_SHORT EXERCISE_
Omit all pictures, then retype the data exactly as given.
BEGIN
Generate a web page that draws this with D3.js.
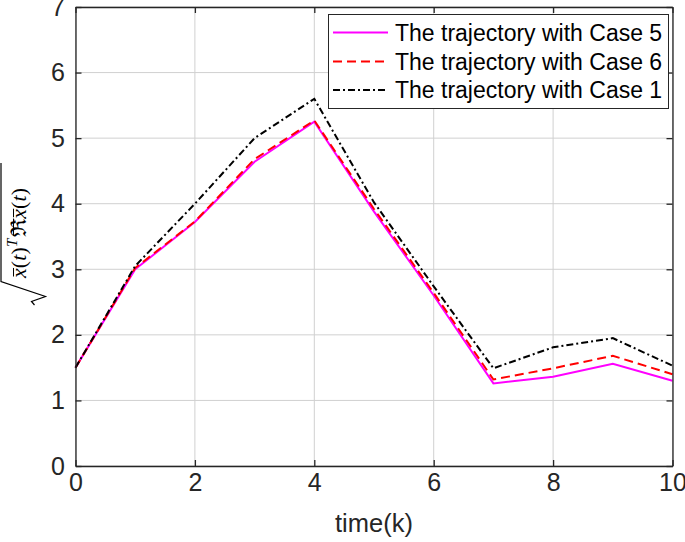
<!DOCTYPE html>
<html>
<head>
<meta charset="utf-8">
<script src="https://cdn.jsdelivr.net/npm/d3@7"></script>
<style>
  html, body { margin: 0; padding: 0; background: #fff; }
  svg { display: block; }
</style>
</head>
<body>
<svg id="chart" width="685" height="542"></svg>
<script>
// ---- data ----
const timeK = [0, 1, 2, 3, 4, 5, 6, 7, 8, 9, 10];
const case5 = [1.5, 3.0, 3.72, 4.64, 5.25, 3.88, 2.60, 1.26, 1.36, 1.56, 1.30];
const case6 = [1.5, 3.02, 3.73, 4.68, 5.27, 3.92, 2.64, 1.32, 1.49, 1.68, 1.40];
const case1 = [1.5, 3.05, 4.0, 5.0, 5.6, 4.02, 2.74, 1.49, 1.81, 1.95, 1.53];
const xTicks = [0, 2, 4, 6, 8, 10];
const yTicks = [0, 1, 2, 3, 4, 5, 6, 7];
const seriesNames = ["The trajectory with Case 5", "The trajectory with Case 6", "The trajectory with Case 1"];
const xLabel = "time(k)";

// ---- layout ----
const L = 75.5, R = 672.5, T = 7, B = 466;
const svg = d3.select("#chart");
const x = d3.scaleLinear().domain([0, 10]).range([L, R]);
const y = d3.scaleLinear().domain([0, 7]).range([B, T]);
const axisColor = "#262626";

// grid
const grid = svg.append("g");
grid.selectAll(".gx").data(xTicks).join("line")
  .attr("x1", d => x(d)).attr("x2", d => x(d)).attr("y1", T).attr("y2", B)
  .attr("stroke", "#d0d0d0").attr("stroke-width", 1);
grid.selectAll(".gy").data(yTicks).join("line")
  .attr("x1", L).attr("x2", R).attr("y1", d => y(d)).attr("y2", d => y(d))
  .attr("stroke", "#d0d0d0").attr("stroke-width", 1);

// series
const line = d3.line().x((d, i) => x(timeK[i])).y(d => y(d));
const styles = [
  { data: case5, color: "#ff00ff", dash: null },
  { data: case6, color: "#ff0000", dash: "9,5" },
  { data: case1, color: "#000000", dash: "7,3,2,3" }
];
styles.forEach(s => {
  svg.append("path").datum(s.data).attr("d", line)
    .attr("fill", "none").attr("stroke", s.color).attr("stroke-width", 2)
    .attr("stroke-dasharray", s.dash).attr("stroke-linejoin", "miter");
});

// axes
const fs = 25;
const fmt = d3.format("d");
const gx = svg.append("g").attr("transform", `translate(0,${B})`)
  .call(d3.axisBottom(x).tickValues(xTicks).tickFormat(fmt).tickSizeInner(-6).tickSizeOuter(0).tickPadding(7));
const gy = svg.append("g").attr("transform", `translate(${L},0)`)
  .call(d3.axisLeft(y).tickValues(yTicks).tickFormat(fmt).tickSizeInner(-6).tickSizeOuter(0).tickPadding(10.5));
const gt = svg.append("g").attr("transform", `translate(0,${T})`)
  .call(d3.axisTop(x).tickValues(xTicks).tickSizeInner(-6).tickSizeOuter(0).tickFormat(""));
const gr = svg.append("g").attr("transform", `translate(${R},0)`)
  .call(d3.axisRight(y).tickValues(yTicks).tickSizeInner(-6).tickSizeOuter(0).tickFormat(""));
[gx, gy, gt, gr].forEach(g => {
  g.select(".domain").attr("stroke", axisColor).attr("stroke-width", 1.3);
  g.selectAll(".tick line").attr("stroke", axisColor).attr("stroke-width", 1.3);
  g.selectAll(".tick text").attr("fill", "#262626")
    .attr("font-family", "Liberation Sans, Arial, sans-serif").attr("font-size", fs);
});

// x label
svg.append("text").attr("x", (L + R) / 2).attr("y", 532).attr("text-anchor", "middle")
  .attr("font-family", "Liberation Sans, Arial, sans-serif").attr("font-size", 25.5)
  .attr("fill", "#262626").text(xLabel);

// y label: sqrt( xbar(t)^T Rebar xbar(t) )
const parts = [
  { s: "x", bar: true, it: true },
  { s: "(", it: false }, { s: "t", it: true }, { s: ")", it: false },
  { s: "T", it: true, sup: true },
  { s: "\u211C", it: false, bar: true },
  { s: "x", bar: true, it: true },
  { s: "(", it: false }, { s: "t", it: true }, { s: ")", it: false }
];
const yl = svg.append("g").attr("transform", "translate(26,281) rotate(-90)");
const lfs = 21.5;
let u = 3;
parts.forEach(p => {
  const size = p.sup ? lfs * 0.7 : lfs;
  const t = yl.append("text").attr("x", u).attr("y", p.sup ? -lfs * 0.42 : 0)
    .attr("font-family", "Liberation Serif, DejaVu Serif, serif")
    .attr("font-style", p.it ? "italic" : "normal")
    .attr("font-size", size).attr("fill", "#000").text(p.s);
  const w = t.node().getComputedTextLength();
  if (p.bar) {
    yl.append("line").attr("x1", u + 1.5).attr("x2", u + w + 0.5)
      .attr("y1", -lfs * 0.58).attr("y2", -lfs * 0.58)
      .attr("stroke", "#000").attr("stroke-width", 1);
  }
  u += w + (p.sup ? 1.5 : 0.3);
});
// radical sign
yl.append("path")
  .attr("d", `M-24,8.5 L-20.5,5.5 L-15.5,19.5 L-0.5,-25 L${Math.max(u + 2, 118)},-25`)
  .attr("fill", "none").attr("stroke", "#000").attr("stroke-width", 1.2);

// legend
const lg = svg.append("g");
lg.append("rect").attr("x", 328.5).attr("y", 14.5).attr("width", 340).attr("height", 94)
  .attr("fill", "#fff").attr("stroke", axisColor).attr("stroke-width", 1);
const rowY = [32.5, 61.5, 90];
styles.forEach((s, i) => {
  lg.append("line").attr("x1", 333).attr("x2", 388).attr("y1", rowY[i]).attr("y2", rowY[i])
    .attr("stroke", s.color).attr("stroke-width", 2).attr("stroke-dasharray", s.dash);
  lg.append("text").attr("x", 395).attr("y", rowY[i]).attr("dy", "0.35em")
    .attr("font-family", "Liberation Sans, Arial, sans-serif").attr("font-size", 23)
    .attr("fill", "#000").text(seriesNames[i]);
});
</script>
</body>
</html>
END
_WRITTEN RESPONSE_
Generate a web page that draws this with D3.js.
<!DOCTYPE html>
<html>
<head>
<meta charset="utf-8">
<script src="https://cdn.jsdelivr.net/npm/d3@7"></script>
<style>
  html, body { margin: 0; padding: 0; background: #fff; }
  svg { display: block; }
</style>
</head>
<body>
<svg id="chart" width="685" height="542"></svg>
<script>
// ---- data ----
const timeK = [0, 1, 2, 3, 4, 5, 6, 7, 8, 9, 10];
const case5 = [1.5, 3.0, 3.72, 4.64, 5.25, 3.88, 2.60, 1.26, 1.36, 1.56, 1.30];
const case6 = [1.5, 3.02, 3.73, 4.68, 5.27, 3.92, 2.64, 1.32, 1.49, 1.68, 1.40];
const case1 = [1.5, 3.05, 4.0, 5.0, 5.6, 4.02, 2.74, 1.49, 1.81, 1.95, 1.53];
const xTicks = [0, 2, 4, 6, 8, 10];
const yTicks = [0, 1, 2, 3, 4, 5, 6, 7];
const seriesNames = ["The trajectory with Case 5", "The trajectory with Case 6", "The trajectory with Case 1"];
const xLabel = "time(k)";

// ---- layout ----
const L = 75.5, R = 672.5, T = 7, B = 466;
const svg = d3.select("#chart");
const x = d3.scaleLinear().domain([0, 10]).range([L, R]);
const y = d3.scaleLinear().domain([0, 7]).range([B, T]);
const axisColor = "#262626";

// grid
const grid = svg.append("g");
grid.selectAll(".gx").data(xTicks).join("line")
  .attr("x1", d => x(d)).attr("x2", d => x(d)).attr("y1", T).attr("y2", B)
  .attr("stroke", "#d0d0d0").attr("stroke-width", 1);
grid.selectAll(".gy").data(yTicks).join("line")
  .attr("x1", L).attr("x2", R).attr("y1", d => y(d)).attr("y2", d => y(d))
  .attr("stroke", "#d0d0d0").attr("stroke-width", 1);

// series
const line = d3.line().x((d, i) => x(timeK[i])).y(d => y(d));
const styles = [
  { data: case5, color: "#ff00ff", dash: null },
  { data: case6, color: "#ff0000", dash: "9,5" },
  { data: case1, color: "#000000", dash: "7,3,2,3" }
];
styles.forEach(s => {
  svg.append("path").datum(s.data).attr("d", line)
    .attr("fill", "none").attr("stroke", s.color).attr("stroke-width", 2)
    .attr("stroke-dasharray", s.dash).attr("stroke-linejoin", "miter");
});

// axes
const fs = 25;
const fmt = d3.format("d");
const gx = svg.append("g").attr("transform", `translate(0,${B})`)
  .call(d3.axisBottom(x).tickValues(xTicks).tickFormat(fmt).tickSizeInner(-6).tickSizeOuter(0).tickPadding(7));
const gy = svg.append("g").attr("transform", `translate(${L},0)`)
  .call(d3.axisLeft(y).tickValues(yTicks).tickFormat(fmt).tickSizeInner(-6).tickSizeOuter(0).tickPadding(10.5));
const gt = svg.append("g").attr("transform", `translate(0,${T})`)
  .call(d3.axisTop(x).tickValues(xTicks).tickSizeInner(-6).tickSizeOuter(0).tickFormat(""));
const gr = svg.append("g").attr("transform", `translate(${R},0)`)
  .call(d3.axisRight(y).tickValues(yTicks).tickSizeInner(-6).tickSizeOuter(0).tickFormat(""));
[gx, gy, gt, gr].forEach(g => {
  g.select(".domain").attr("stroke", axisColor).attr("stroke-width", 1.3);
  g.selectAll(".tick line").attr("stroke", axisColor).attr("stroke-width", 1.3);
  g.selectAll(".tick text").attr("fill", "#262626")
    .attr("font-family", "Liberation Sans, Arial, sans-serif").attr("font-size", fs);
});

// x label
svg.append("text").attr("x", (L + R) / 2).attr("y", 532).attr("text-anchor", "middle")
  .attr("font-family", "Liberation Sans, Arial, sans-serif").attr("font-size", 25.5)
  .attr("fill", "#262626").text(xLabel);

// y label: sqrt( xbar(t)^T Rebar xbar(t) )
const parts = [
  { s: "x", bar: true, it: true },
  { s: "(", it: false }, { s: "t", it: true }, { s: ")", it: false },
  { s: "T", it: true, sup: true },
  { s: "\u211C", it: false, bar: true },
  { s: "x", bar: true, it: true },
  { s: "(", it: false }, { s: "t", it: true }, { s: ")", it: false }
];
const yl = svg.append("g").attr("transform", "translate(26,281) rotate(-90)");
const lfs = 21.5;
let u = 3;
parts.forEach(p => {
  const size = p.sup ? lfs * 0.7 : lfs;
  const t = yl.append("text").attr("x", u).attr("y", p.sup ? -lfs * 0.42 : 0)
    .attr("font-family", "Liberation Serif, DejaVu Serif, serif")
    .attr("font-style", p.it ? "italic" : "normal")
    .attr("font-size", size).attr("fill", "#000").text(p.s);
  const w = t.node().getComputedTextLength();
  if (p.bar) {
    yl.append("line").attr("x1", u + 1.5).attr("x2", u + w + 0.5)
      .attr("y1", -lfs * 0.58).attr("y2", -lfs * 0.58)
      .attr("stroke", "#000").attr("stroke-width", 1);
  }
  u += w + (p.sup ? 1.5 : 0.3);
});
// radical sign
yl.append("path")
  .attr("d", `M-24,8.5 L-20.5,5.5 L-15.5,19.5 L-0.5,-25 L${Math.max(u + 2, 118)},-25`)
  .attr("fill", "none").attr("stroke", "#000").attr("stroke-width", 1.2);

// legend
const lg = svg.append("g");
lg.append("rect").attr("x", 328.5).attr("y", 14.5).attr("width", 340).attr("height", 94)
  .attr("fill", "#fff").attr("stroke", axisColor).attr("stroke-width", 1);
const rowY = [32.5, 61.5, 90];
styles.forEach((s, i) => {
  lg.append("line").attr("x1", 333).attr("x2", 388).attr("y1", rowY[i]).attr("y2", rowY[i])
    .attr("stroke", s.color).attr("stroke-width", 2).attr("stroke-dasharray", s.dash);
  lg.append("text").attr("x", 395).attr("y", rowY[i]).attr("dy", "0.35em")
    .attr("font-family", "Liberation Sans, Arial, sans-serif").attr("font-size", 23)
    .attr("fill", "#000").text(seriesNames[i]);
});
</script>
</body>
</html>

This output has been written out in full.